È nel guardare al sacrificio della famiglia come ad un atto di crescita che si può trovare del buono in questo finale di stagione. Il gruppo di anti-eroi non salva il mondo con gesta straordinarie ma con l’accettazione ed il silenzio. C’è della bellezza nella distruzione. L’utilizzo di “I Think We’re Alone Now” come soundtrack finale riporta poi gli spettatori al primo momento in cui hanno conosciuto i magici protagonisti, danzanti sulle note della cover di Tiffany del 1987. In queste scelte si ritrova la dolcezza che è il collante dell’intero show.

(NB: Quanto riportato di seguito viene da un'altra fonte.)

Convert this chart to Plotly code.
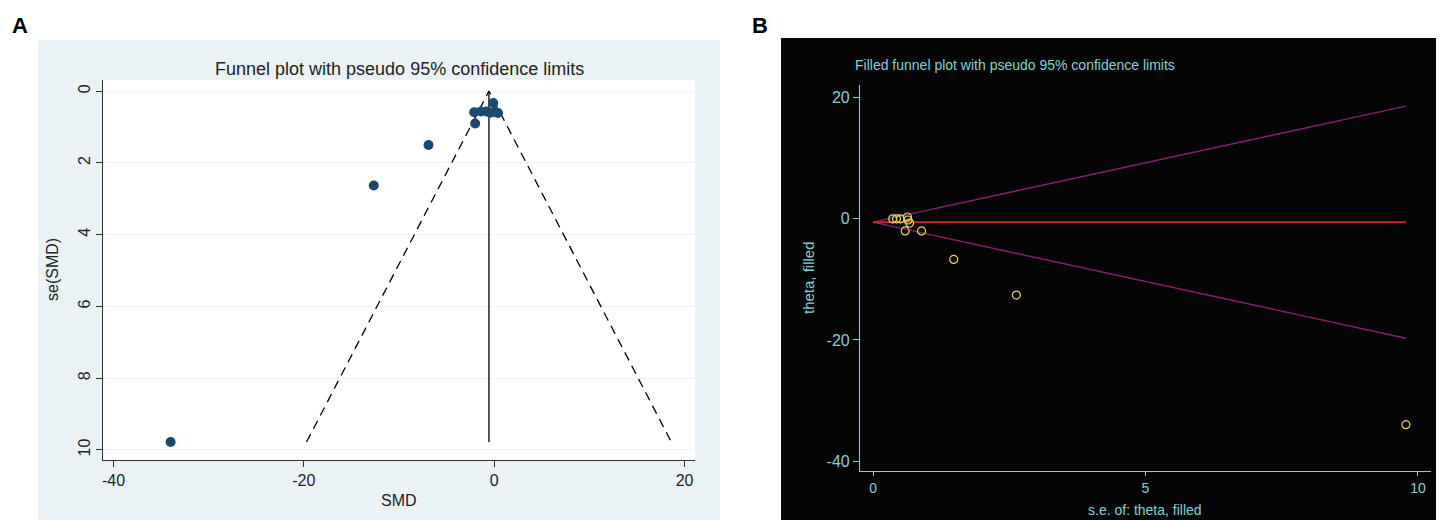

Tra gli anti-eroi dimenticati e l’amore familiare
L’unicità dei personaggi e delle dinamiche familiari è da sempre il cuore di The Umbrella Academy. In quest’ultima stagione, i personaggi sono l’unica cosa ancora capace di appassionare gli spettatori. Victor, nel mezzo del caos, è protagonista di una catarsi personale. Questi episodi servono, al personaggio più coerente e meglio sviluppato dell’intera serie, per venire a patti con i propri traumi. Victor riesce a riconciliarsi con un Reginald che, se non fa parte dell’originale timeline, è comunque la personificazione del conflitto paterno. Un altro personaggio che non tradisce se stesso è Allison. Determinata, con i suoi difetti ed un grande cuore, Allison crea insieme a Klaus e la figlia Claire un angolo di comprensione in mezzo alla tragedia.
Proprio il personaggio di Klaus, però, viene completamente abbandonato e trasformato in comic relief. Questo viene umiliato, rapito, sepolto vivo e dimenticato senza che ciò abbia concreto effetto sulla storyline della stagione. La sua tossicodipendenza, la sua volontà di migliorare e la sua paura del mondo vengono lasciate sullo sfondo perdendo l’opportunità di sensibilizzare un pubblico su temi di grande importanza e dare spazio ad una figura che nella sua fragilità trova una forza ammirabile.
I fan hanno iniziato a trendare l’hashtag #NOTMYFIVE sin dal giorno del rilascio. Il cambiamento irreversibile che attraversa il protagonista più amato della serie non può passare inosservato. È totalmente atipico per un personaggio come Five Hargreeves, che il pubblico ha visto fare sacrifici e sopravvivere in solitudine per 45 anni nella speranza di rivedere i propri fratelli, decidere di abbandonare la propria famiglia. Ancora più assurda è la sua relazione con Lila, un’altra vittima di questo gioco. Dopo una vita passata a sentirsi fuori posto, desiderando una famiglia ma sentendo di non meritarsela, Lila cresce, nelle stagioni, trovando l’amore e se stessa. La sua unione con Five, non solo sembra insensata se si pensa al trascorso del duo, ma va contro i principi fondamentali di due personaggi che hanno sempre avuto a cuore il bene della famiglia più di ogni altra cosa.